In establishing a Writing Major, the department was also making a commitment to bringing distinguished writers to campus to give lectures, to meet with small group of students, and to discuss student manuscripts. One way this was accomplished was through an annual conference (begun in the 1930s by Edwin Peterson) bringing writers, critics and editors to campus to discuss contemporary writing, publishing, editing, and the teaching of writing. The department would also sponsor a magazine of student writing, MSS (Manuscripts: Writing at the University of Pittsburgh)” And, following the success of Peterson’s students in national competitions, the Atlantic Monthly promised a four year scholarship to the University of Pittsburgh for the winner of their annual writing contest for high school students. It was a grand beginning.

The Journalism program also continued to attract students. The basic courses—reporting, editing, feature writing, editorial writing—were supplemented in the 40s by courses in magazine writing and editing, courses in “pictorial” journalism, and a course in writing the “Advanced Article.” This was defined as a “conference course,” a workshop most likely, that had students working with a member of the writing faculty and a faculty member from another department. Students, then, were writing explanatory articles on topics that required an outside expert as a reader and mentor.  

Literature: Emily Irvine’s course, “Child Literature,” was renamed “Literature for Children.” The department introduced a course in “European Backgrounds for English Literature.” George Crouch, with sponsorship from the Nationality Room committee, created what was designed to be an annual series of lectures on “World Literatures.”  

The PhD program continued to center on literary study. The numbers remain about the same (20 PhDs granted in the 1930s and 22 in the 1940s), although the student body was more diverse, and there was a less predictable range of dissertation topics, including dissertations on American journalism, on biography, and on race.
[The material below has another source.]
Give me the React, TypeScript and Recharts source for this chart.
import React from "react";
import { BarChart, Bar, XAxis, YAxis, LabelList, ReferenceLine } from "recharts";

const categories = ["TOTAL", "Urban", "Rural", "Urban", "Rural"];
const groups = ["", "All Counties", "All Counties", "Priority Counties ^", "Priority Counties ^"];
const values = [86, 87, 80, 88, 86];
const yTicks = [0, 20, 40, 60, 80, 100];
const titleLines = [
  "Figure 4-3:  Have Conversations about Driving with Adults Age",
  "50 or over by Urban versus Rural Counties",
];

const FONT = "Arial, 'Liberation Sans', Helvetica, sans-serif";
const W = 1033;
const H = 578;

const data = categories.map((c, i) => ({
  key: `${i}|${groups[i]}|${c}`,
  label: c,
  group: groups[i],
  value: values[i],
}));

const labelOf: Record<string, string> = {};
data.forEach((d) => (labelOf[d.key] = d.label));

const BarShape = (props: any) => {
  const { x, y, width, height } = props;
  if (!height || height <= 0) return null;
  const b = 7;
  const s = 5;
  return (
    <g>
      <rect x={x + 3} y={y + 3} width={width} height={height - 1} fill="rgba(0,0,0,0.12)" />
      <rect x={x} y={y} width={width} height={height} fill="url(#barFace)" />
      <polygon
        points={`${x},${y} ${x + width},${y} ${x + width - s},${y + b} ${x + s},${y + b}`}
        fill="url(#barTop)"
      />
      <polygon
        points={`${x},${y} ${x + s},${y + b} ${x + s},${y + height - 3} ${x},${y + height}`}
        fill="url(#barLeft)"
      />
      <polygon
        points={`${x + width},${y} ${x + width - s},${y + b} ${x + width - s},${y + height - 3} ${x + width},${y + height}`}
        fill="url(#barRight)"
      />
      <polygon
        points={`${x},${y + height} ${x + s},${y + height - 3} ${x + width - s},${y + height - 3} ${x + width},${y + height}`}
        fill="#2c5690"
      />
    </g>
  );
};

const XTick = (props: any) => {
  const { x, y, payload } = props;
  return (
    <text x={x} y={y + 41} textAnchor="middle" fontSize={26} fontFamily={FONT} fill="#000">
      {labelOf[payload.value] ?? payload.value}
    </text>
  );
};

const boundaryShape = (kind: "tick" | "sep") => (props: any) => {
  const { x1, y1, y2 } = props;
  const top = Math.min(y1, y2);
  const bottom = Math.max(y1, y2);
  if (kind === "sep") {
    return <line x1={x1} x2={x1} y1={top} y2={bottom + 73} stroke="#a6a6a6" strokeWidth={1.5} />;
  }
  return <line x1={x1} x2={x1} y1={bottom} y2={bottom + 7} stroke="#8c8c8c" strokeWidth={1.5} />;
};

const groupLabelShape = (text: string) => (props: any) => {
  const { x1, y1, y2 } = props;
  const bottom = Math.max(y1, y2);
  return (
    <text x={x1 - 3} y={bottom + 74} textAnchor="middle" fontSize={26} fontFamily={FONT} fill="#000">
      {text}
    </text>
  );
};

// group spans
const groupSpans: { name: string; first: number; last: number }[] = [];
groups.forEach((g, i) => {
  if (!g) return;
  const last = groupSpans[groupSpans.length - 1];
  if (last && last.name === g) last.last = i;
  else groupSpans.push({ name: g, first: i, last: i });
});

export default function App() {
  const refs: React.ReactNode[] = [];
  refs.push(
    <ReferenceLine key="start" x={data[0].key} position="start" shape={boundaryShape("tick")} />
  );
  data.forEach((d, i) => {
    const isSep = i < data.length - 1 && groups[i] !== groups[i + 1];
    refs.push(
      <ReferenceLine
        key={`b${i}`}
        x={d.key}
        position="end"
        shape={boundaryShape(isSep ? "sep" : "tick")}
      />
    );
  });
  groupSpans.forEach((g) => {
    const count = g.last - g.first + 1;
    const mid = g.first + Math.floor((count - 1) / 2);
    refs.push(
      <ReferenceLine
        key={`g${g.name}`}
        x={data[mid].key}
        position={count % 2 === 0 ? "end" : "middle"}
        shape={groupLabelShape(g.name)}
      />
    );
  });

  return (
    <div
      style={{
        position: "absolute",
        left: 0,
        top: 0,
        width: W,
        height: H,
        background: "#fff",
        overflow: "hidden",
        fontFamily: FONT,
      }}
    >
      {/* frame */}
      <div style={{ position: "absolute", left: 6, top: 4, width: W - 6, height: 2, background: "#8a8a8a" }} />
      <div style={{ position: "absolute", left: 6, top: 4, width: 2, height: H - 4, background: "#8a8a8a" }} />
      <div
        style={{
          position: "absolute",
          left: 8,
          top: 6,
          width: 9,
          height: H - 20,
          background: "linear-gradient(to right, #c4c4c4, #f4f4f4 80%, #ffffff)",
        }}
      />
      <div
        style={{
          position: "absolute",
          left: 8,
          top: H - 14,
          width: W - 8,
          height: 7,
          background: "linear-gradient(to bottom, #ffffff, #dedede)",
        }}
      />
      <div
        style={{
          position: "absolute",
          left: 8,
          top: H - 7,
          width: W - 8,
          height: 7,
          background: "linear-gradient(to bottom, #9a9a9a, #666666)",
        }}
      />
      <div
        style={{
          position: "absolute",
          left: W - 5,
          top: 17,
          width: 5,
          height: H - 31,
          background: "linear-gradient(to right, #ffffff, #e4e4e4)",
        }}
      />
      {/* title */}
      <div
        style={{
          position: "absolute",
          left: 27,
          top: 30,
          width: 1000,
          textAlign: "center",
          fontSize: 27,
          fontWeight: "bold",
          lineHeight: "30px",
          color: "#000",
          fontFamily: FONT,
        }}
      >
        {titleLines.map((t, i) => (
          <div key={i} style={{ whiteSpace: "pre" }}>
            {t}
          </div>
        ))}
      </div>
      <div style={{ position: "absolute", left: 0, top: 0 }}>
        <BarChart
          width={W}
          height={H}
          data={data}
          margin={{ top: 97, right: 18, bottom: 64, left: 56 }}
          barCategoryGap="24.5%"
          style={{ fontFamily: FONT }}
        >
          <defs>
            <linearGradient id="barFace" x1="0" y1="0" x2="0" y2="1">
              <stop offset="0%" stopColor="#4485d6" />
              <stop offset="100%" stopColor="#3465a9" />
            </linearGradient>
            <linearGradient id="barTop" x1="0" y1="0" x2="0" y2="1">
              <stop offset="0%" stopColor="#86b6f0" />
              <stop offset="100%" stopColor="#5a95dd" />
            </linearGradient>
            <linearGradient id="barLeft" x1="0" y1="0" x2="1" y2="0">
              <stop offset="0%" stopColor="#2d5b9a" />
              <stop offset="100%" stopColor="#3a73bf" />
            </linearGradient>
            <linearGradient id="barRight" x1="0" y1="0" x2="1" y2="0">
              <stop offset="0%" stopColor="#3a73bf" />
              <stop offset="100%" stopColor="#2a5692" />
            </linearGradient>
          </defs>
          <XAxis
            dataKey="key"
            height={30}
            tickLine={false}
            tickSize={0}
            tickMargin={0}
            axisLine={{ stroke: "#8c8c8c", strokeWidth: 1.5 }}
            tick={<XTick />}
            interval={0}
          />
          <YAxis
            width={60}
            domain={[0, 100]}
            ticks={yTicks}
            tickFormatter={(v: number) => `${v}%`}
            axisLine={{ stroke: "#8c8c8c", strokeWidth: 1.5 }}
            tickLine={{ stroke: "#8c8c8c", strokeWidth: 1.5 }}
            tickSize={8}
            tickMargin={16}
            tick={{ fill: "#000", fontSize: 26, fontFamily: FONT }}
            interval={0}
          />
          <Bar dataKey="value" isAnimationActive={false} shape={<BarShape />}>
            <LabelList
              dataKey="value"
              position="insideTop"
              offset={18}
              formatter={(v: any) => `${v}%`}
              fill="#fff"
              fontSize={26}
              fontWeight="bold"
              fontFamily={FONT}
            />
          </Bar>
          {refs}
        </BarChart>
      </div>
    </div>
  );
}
Here are some titles: “A Study of the Writings of an American Magazinist, J.T. Trowbridge,” “Aspects of Southwestern Regionalism in the Prose Works of Mary Austin,” “John Forster: Critic,” “Development of the Negro Press, 1827-1948,” and “Attitudes Toward the Negro as an Expression of English Romanticism.”  

In 1947, the graduates formed a Graduate English Study Club whose goal was to provide a schedule of meetings where graduate students, faculty and visitors would present papers and lead discussions. Thomas Berry, a PhD graduate, came back to campus from West Chester State Teachers College to lead a discussion of Katherine Mansfield.  Professor Boyd from Psychology spoke on Freud.  Graduate students spoke on “20th Century Criticism of Hawthorne,” “The Esoteric in Modern Poetry,” and “Metaphor.”  Preston Schoyer, a Pittsburgh author, spoke on “China as a Source of Literary Material.”  The final event of the year was a presentation by Norman Foerster.  

Composition: It is important to note that the Writing Major grew out of the concerns, the energies, and the faculty identified with composition in the English department. Percival Hunt and now Edwin (“Pete”) Peterson were the central figures. Hunt continued to teach advanced writing courses, including a course in “the sketch and the longer narrative,” and he introduced a course in “Verse Writing.” Peterson had instituted what came to be called “conference courses,” workshops where writers met to discuss their work, and these continued to produce nationally recognized, prize-winning student short stories. In the 1930s the English department, with George Crouch at the lead, created courses for students in Engineering, Business, and the technical professions. Courses in professional and technical writing continue to be offered. They (and the expertise they represent) became central to Army Training Programs during the war years.